Sylvia Sweeney was on the Canadian basketball team at Montréal 1976, finishing sixth. Eight years later at Los Angeles 1984, she was a member of the team that finished just off the podium, losing to China 63-57 in the bronze medal game, finishing fourth.
Becoming known as “Canada’s First Lady of Basketball”, Sweeney joined the national team in 1974 and spent a decade as a key member including serving as captain from 1979-84. She was voted the Most Valuable Player at the 1979 World Championships in Seoul, won a bronze medal at the 1979 Pan American Games where was the Canadian team flag bearer, and was a member of the bronze medal winning team at the 1979 World Student Games in Mexico.
The daughter of music teacher Daisy and railway cook James, Sweeney is the niece of jazz musician Oscar Peterson. In 1973, she studied in the Department of Performance (classical piano) at McGill University and played basketball for the McGill Martlets. She also played for the national finalists Concordia Stingers (1977), Laurentian University Lady Vees (1978-79) where she won the collegiate championship (1979).
Sweeney was a member of the local organizing committee for the 1994 Men’s World Championships in Toronto, director of the Toronto Raptors in the National Basketball Association, and served as the assistant chef de mission for the Canadian team at Atlanta 1996. She pursued a career in television, first in sports then in current affairs and production. The founder of Elitha Peterson Productions Incorporated and International Performing Arts for All, Sweeney produced numerous award winning documentaries. She founded the Art Games which celebrates the world’s finest artists in five art forms: Media Arts, Literature, Visual Arts, Dance and Music.

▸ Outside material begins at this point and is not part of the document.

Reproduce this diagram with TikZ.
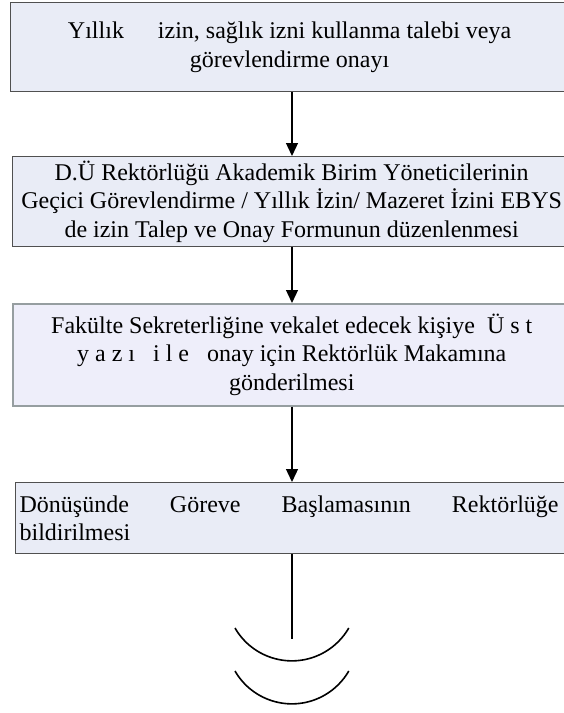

Annually, Canadian Interuniversity Sport and TSN present the “Sylvia Sweeney Award” to a Canadian women’s university basketball player who best exemplifies the values of athletics, academics and community involvement. In 2017, Sweeney was appointed a Member of the Order of Canada for her “long-standing commitment and creative leadership at the nexus of art and sport through her documentaries and world-stage productions.”
Sweeney was inducted into the Canadian Basketball Hall of Fame in 1994, Canadian Olympic Hall of Fame in 1996 and the Québec Merite Sportif Hall of Fame in 2000.